Some Christians worry about efforts to prevent public displays of crèches, or even secular symbols such as Christmas trees. The not-so-subtle pressure to say “Season’s Greetings” instead of “Merry Christmas” in public can oppress and depress us if we let it—so let’s not let it. Yes, we should guard our freedoms of religion and speech, but we should also have great faith in the irresistible and irrepressible nature of the message of hope in the birth of our Messiah Jesus. No attempt to suppress, ignore or undermine this story of God’s saving power will ever succeed in dampening or diminishing this great hope for the world in Jesus. We can become distracted from sharing that wonderful story if we aren’t careful. Whether or not you can put up a creche in your town, you can tell people why you celebrate the birth of Jesus all year round.

Frankly I don’t know that Jesus was born on December 25, or that this is the only time to celebrate His Incarnation. I understand that some regard Christmas as a pagan invasion of the Church. I am not suggesting that everyone run out and buy a Christmas tree. I am saying let’s do what we can to notice and act on the many divine opportunities to share the Messiah this month.

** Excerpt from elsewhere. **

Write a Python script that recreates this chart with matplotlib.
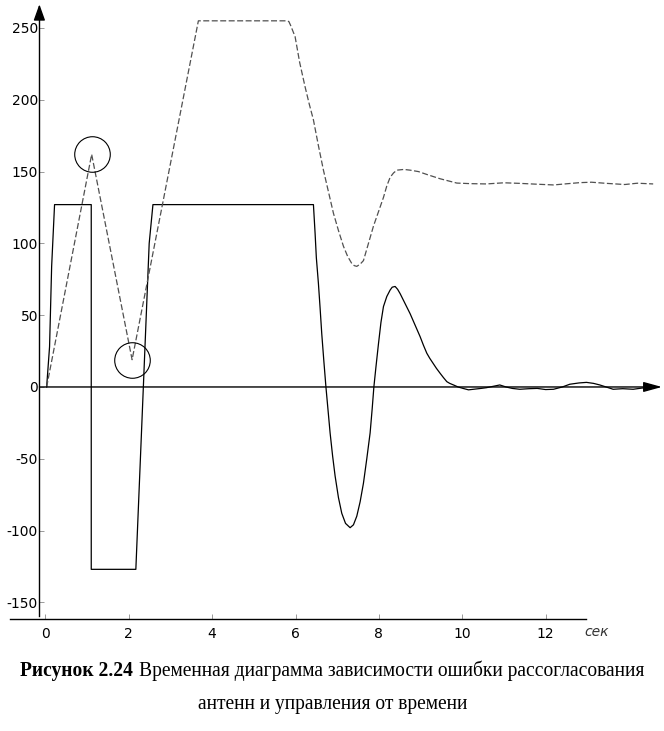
import matplotlib
matplotlib.use("Agg")
import matplotlib.pyplot as plt

# управление (сплошная линия)
t_u = [0.03, 0.10, 0.15, 0.22, 1.10, 1.10, 2.17, 2.35, 2.49, 2.58,
       6.43, 6.47, 6.50, 6.55, 6.59, 6.63, 6.68, 6.73, 6.78, 6.83,
       6.89, 6.95, 7.03, 7.11, 7.20, 7.31, 7.39, 7.47, 7.55, 7.63,
       7.71, 7.79, 7.84, 7.88, 7.93, 7.99, 8.05, 8.11, 8.19, 8.27,
       8.32, 8.39, 8.45, 8.51, 8.63, 8.75, 8.87, 8.99, 9.07, 9.15,
       9.22, 9.30, 9.38, 9.47, 9.55, 9.63, 9.70, 9.79, 9.90, 10.02,
       10.15, 10.30, 10.45, 10.58, 10.75, 10.90, 11.05, 11.20, 11.38, 11.60,
       11.80, 12.00, 12.19, 12.40, 12.58, 12.80, 12.98, 13.15, 13.30, 13.45,
       13.62, 13.85, 14.10, 14.30, 14.50]
u = [0, 28, 84, 127, 127, -127, -127, 0, 100, 127,
     127, 107, 90, 72, 55, 37, 18, 0, -16, -32,
     -48, -62, -77, -88, -95, -98, -96, -90, -80, -67,
     -50, -32, -15, 0, 14, 30, 45, 56, 63, 67.5,
     69.5, 70, 68, 65, 58, 51, 43, 35, 29, 23.5,
     20, 16.5, 13, 9.5, 6.5, 3.7, 2.5, 1.4, 0, -1,
     -2, -1.5, -1, -0.5, 0.5, 1.4, 0, -1, -1.6, -1.2,
     -1, -1.8, -1.6, 0, 1.9, 2.8, 3.2, 2.5, 1.4, 0,
     -1.6, -1.2, -1.6, -0.8, -0.2]

# ошибка рассогласования (пунктир)
t_e = [0.03, 1.11, 2.08, 3.67, 5.79, 5.84, 5.88, 5.99, 6.10, 6.23,
       6.33, 6.43, 6.55, 6.67, 6.79, 6.91, 7.03, 7.15, 7.25, 7.35,
       7.41, 7.47, 7.55, 7.63, 7.75, 7.87, 7.99, 8.11, 8.19, 8.27,
       8.35, 8.43, 8.60, 8.75, 8.95, 9.15, 9.47, 9.87, 10.20, 10.58,
       11.00, 11.38, 11.80, 12.19, 12.50, 12.82, 13.10, 13.46, 13.90, 14.20,
       14.58]
e = [0, 162, 19, 255, 255, 254.5, 252, 244, 226, 209,
     197, 186, 168, 151, 136, 121, 109, 98, 91, 86,
     84.5, 84, 85.5, 88, 100, 112, 122, 132, 140, 146,
     149, 151, 151.5, 151, 150, 148, 145, 142, 141.6, 141.4,
     142.2, 141.8, 141.2, 140.7, 141.5, 142.3, 142.6, 141.8, 141.0, 141.9,
     141.4]

x_ticks = [0, 2, 4, 6, 8, 10, 12]
y_ticks = [-150, -100, -50, 0, 50, 100, 150, 200, 250]

plt.rcParams['lines.scale_dashes'] = False
plt.rcParams['axes.unicode_minus'] = False

W, H = 664, 731
fig = plt.figure(figsize=(W / 100, H / 100), dpi=100)
ax = fig.add_axes([10 / W, (H - 619.3) / H, 654 / W, 619.3 / H])
ax.set_xlim(-0.849, 14.84)
ax.set_ylim(-161.8, 269.5)
ax.patch.set_visible(False)

ax.plot(t_u, u, color="black", lw=0.9)
ax.plot(t_e, e, color="#505050", lw=0.9, dashes=(4.3, 1.8))

# кружки на экстремумах ошибки
for i in (1, 2):
    ax.plot(t_e[i], e[i], "o", ms=25.6, mfc="none", mec="black", mew=0.8)

x_axis0 = -0.144
ax.spines["top"].set_visible(False)
ax.spines["right"].set_visible(False)
ax.spines["left"].set_position(("data", x_axis0))
ax.spines["left"].set_bounds(-159.5, 262)
ax.spines["bottom"].set_bounds(-0.849, 12.97)
for s in ("left", "bottom"):
    ax.spines[s].set_linewidth(1.0)

ax.set_xticks(x_ticks)
ax.set_yticks(y_ticks)
ax.tick_params(axis="both", direction="in", length=3.6, width=0.7,
               color="#999999", labelsize=10)
ax.tick_params(axis="y", pad=1.0)
ax.tick_params(axis="x", pad=5.5)

# стрелки осей
ax.annotate("", xy=(x_axis0, 266.5), xytext=(x_axis0, 258),
            arrowprops=dict(arrowstyle="-|>,head_length=0.7,head_width=0.25",
                            color="black", lw=1, shrinkA=0, shrinkB=0,
                            mutation_scale=14))
ax.annotate("", xy=(14.79, 0), xytext=(x_axis0, 0),
            arrowprops=dict(arrowstyle="-|>,head_length=0.8,head_width=0.22",
                            color="black", lw=1, shrinkA=0, shrinkB=0,
                            mutation_scale=14))

fig.text(584 / W, (H - 632) / H, "сек", style="italic", fontsize=10,
         color="#333333", va="center", ha="left")

# подпись
serif = "Liberation Serif"
fs = 15
r = fig.canvas.get_renderer()
tb = fig.text(0, (H - 676) / H, "Рисунок 2.24", family=serif, weight="bold",
              fontsize=fs, va="baseline")
tr = fig.text(0, (H - 676) / H, "Временная диаграмма зависимости ошибки рассогласования",
              family=serif, fontsize=fs, va="baseline")
wb = tb.get_window_extent(r).width
wr = tr.get_window_extent(r).width
gap = 6
target = 625.0
k = target / (wb + gap + wr)
fs2 = fs * k
tb.set_fontsize(fs2)
tr.set_fontsize(fs2)
wb = tb.get_window_extent(r).width
wr = tr.get_window_extent(r).width
x0 = (W - (wb + gap + wr)) / 2
tb.set_x(x0 / W)
tr.set_x((x0 + wb + gap) / W)
fig.text(333 / W, (H - 709) / H, "антенн и управления от времени",
         family=serif, fontsize=fs2, va="baseline", ha="center")

fig.savefig("out.png", dpi=100)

Every year at this season Jesus’ name is splashed across the pages of TIME and Newsweek magazines, and figures prominently in a host of other secular journals. The articles are rarely designed to inspire faith in our wonderful Savior. Mainly they undermine the biblical account of Jesus’ birth. Hey, what else would you expect the world, the flesh and the devil to do about God’s amazing and extravagant gift? Yet despite this constant drumbeat, the hopeful message of Messiah is irrepressible, it can’t be drowned out, shouted down or diluted into a secular meaninglessness.

This newsletter includes a pamphlet that I hope you will read if you have not already: the story of Ceil Rosen, wife of our Jews for Jesus founder Moishe. The Lord used Christmas carols to help open Ceil’s heart and mind to faith in Jesus. Through her story, Moishe came to Christ as well. What a powerful affirmation of this irresistible, irrepressible message of hope. Just think what might happen if everyone who received this newsletter passed along this pamphlet to someone who needs to know the Messiah. Imagine what God can do through that simple act of bearing witness.

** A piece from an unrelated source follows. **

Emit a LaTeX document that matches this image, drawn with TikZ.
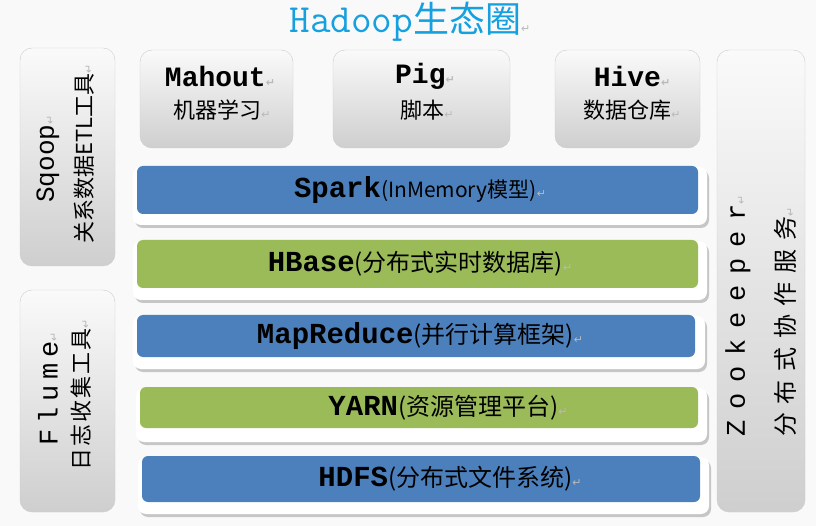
\documentclass[tikz,border=0pt]{standalone}
\usepackage{fontspec}
\usepackage{tikz}
\usepackage{xcolor}
\setmonofont{Liberation Mono}
\newfontfamily\cjk{Noto Sans CJK SC}
\newfontfamily\symb{DejaVu Sans}
\newfontfamily\lmmono{Latin Modern Mono}
\definecolor{barblue}{RGB}{76,128,189}
\definecolor{bargreen}{RGB}{155,187,89}
\definecolor{titlecyan}{RGB}{22,160,224}
\newcommand{\fs}[1]{\fontsize{#1}{#1}\selectfont}
\newcommand{\pmark}{{\symb\fs{11}\color{gray!55}↵}}

\begin{document}
\begin{tikzpicture}[x=1pt,y=-1pt,inner sep=0pt,
  boxname/.style={font=\ttfamily\bfseries\fs{28}},
  boxtext/.style={font=\cjk\fs{22}}]
\useasboundingbox (0,0) rectangle (816,526);
\fill[gray!5] (0,0) rectangle (816,526);
% title
\node[text=titlecyan] (title) at (410,22) {{\lmmono\fs{40}Hadoop}{\cjk\fs{36}生态圈}\pmark};
% left tools
\shade[top color=gray!4, bottom color=gray!38, rounded corners=12pt] (20,48) rectangle (115,266);
\draw[gray!40, rounded corners=12pt] (20,48) rectangle (115,266);
\node[rotate=90] (sqoopname) at (48,159) {{\ttfamily\fs{26}Sqoop}\pmark};
\node[rotate=90] (sqooptext) at (84,154) {{\cjk\fs{22}关系数据ETL工具}\pmark};
\shade[top color=gray!4, bottom color=gray!38, rounded corners=12pt] (20,290) rectangle (115,512);
\draw[gray!40, rounded corners=12pt] (20,290) rectangle (115,512);
\node[rotate=90] (flumename) at (48,389) {{\ttfamily\fs{27}\addfontfeature{LetterSpace=22}Flume}\pmark};
\node[rotate=90] (flumetext) at (81,395) {{\cjk\fs{22}\addfontfeature{LetterSpace=9}日志收集工具}\pmark};
% top tools
\shade[top color=gray!4, bottom color=gray!38, rounded corners=12pt] (140,50) rectangle (293,148);
\draw[gray!40, rounded corners=12pt] (140,50) rectangle (293,148);
\node[boxname] (mahoutname) at (220,76) {Mahout\pmark};
\node[boxtext] (mahouttext) at (222,110) {机器学习\pmark};
\shade[top color=gray!4, bottom color=gray!38, rounded corners=12pt] (333,50) rectangle (510,148);
\draw[gray!40, rounded corners=12pt] (333,50) rectangle (510,148);
\node[boxname] (pigname) at (425,76) {Pig\pmark};
\node[boxtext] (pigtext) at (427,110) {脚本\pmark};
\shade[top color=gray!4, bottom color=gray!38, rounded corners=12pt] (555,50) rectangle (700,148);
\draw[gray!40, rounded corners=12pt] (555,50) rectangle (700,148);
\node[boxname] (hivename) at (632,76) {Hive\pmark};
\node[boxtext] (hivetext) at (632,110) {数据仓库\pmark};
% right tool
\shade[top color=gray!4, bottom color=gray!38, rounded corners=12pt] (717,50) rectangle (805,512);
\draw[gray!40, rounded corners=12pt] (717,50) rectangle (805,512);
\node[rotate=90,anchor=west] (zkname) at (738,437) {{\ttfamily\fs{27}\addfontfeature{LetterSpace=40}Zookeeper}\pmark};
\node[rotate=90,anchor=west] (zktext) at (785,437) {{\cjk\fs{24}\addfontfeature{LetterSpace=36}分布式协作服务}\pmark};
% layers
\fill[gray!45, rounded corners=8pt] (135,170) rectangle (709,228);
\fill[white, rounded corners=8pt] (133,167) rectangle (707,225);
\fill[barblue, rounded corners=6pt] (137,166) rectangle (698,214);
\node (spark) at (420,190) {{\ttfamily\bfseries\fs{29}Spark}{\cjk\fs{21}(InMemory模型)}\pmark};
\fill[gray!45, rounded corners=8pt] (135,244) rectangle (709,303);
\fill[white, rounded corners=8pt] (133,241) rectangle (707,300);
\fill[bargreen, rounded corners=6pt] (137,240) rectangle (698,288);
\node (hbase) at (420,264) {{\ttfamily\bfseries\fs{29}HBase}{\cjk\fs{24}(分布式实时数据库)}\pmark};
\fill[gray!45, rounded corners=8pt] (135,319) rectangle (707,372);
\fill[white, rounded corners=8pt] (133,316) rectangle (705,369);
\fill[barblue, rounded corners=6pt] (137,315) rectangle (695,357);
\node (mapreduce) at (420,336) {{\ttfamily\bfseries\fs{29}MapReduce}{\cjk\fs{24}(并行计算框架)}\pmark};
\fill[gray!45, rounded corners=8pt] (138,391) rectangle (709,445);
\fill[white, rounded corners=8pt] (136,388) rectangle (707,442);
\fill[bargreen, rounded corners=6pt] (140,387) rectangle (698,428);
\node (yarn) at (448,408) {{\ttfamily\bfseries\fs{29}YARN}{\cjk\fs{24}(资源管理平台)}\pmark};
\fill[gray!45, rounded corners=8pt] (140,460) rectangle (711,517);
\fill[white, rounded corners=8pt] (138,457) rectangle (709,514);
\fill[barblue, rounded corners=6pt] (142,456) rectangle (700,502);
\node (hdfs) at (450,479) {{\ttfamily\bfseries\fs{29}HDFS}{\cjk\fs{24}(分布式文件系统)}\pmark};
\end{tikzpicture}
\end{document}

Can you think of someone in your life who might be willing to read that story this month? Will you make a prayerful effort to pass it along to them? And if God uses your effort to share Ceil’s story with someone this month, would you tell us about it? The ideal way to do that would be to e-mail us the story at editor@jews4jesus.org. But you can also mail it to us at: Newsletter Editor, 60 Haight Street, San Francisco, CA 94102. Maybe we’ll be able to publish some of the stories as an encouragement to the entire Jews for Jesus family.

In this cynical and suspicious world, many delight in dashing hope, extinguishing embers of expectation, drowning out any note of God’s good word of grace. But godly hope is rooted in a deep reality that enables the believer to lean hard against the winds of doubt and push back inexorably against the darkness of worldly despair.

No matter how difficult the circumstances we face, we can renew our hope, and perhaps for you, this is the time to do so. The message of Messiah’s birth is the promise that God has come to rescue and save us forever, save us out of our desperate and difficult circumstances and provide a way to live abundantly here and now. Let’s remember that hope and let’s declare the power of that hope. May it burst forth into the world and change lives all around us, especially during this season. And, “. . . may the God of hope fill you with all joy and peace in believing, that you may abound in hope by the power of the Holy Spirit” (Romans 15:13).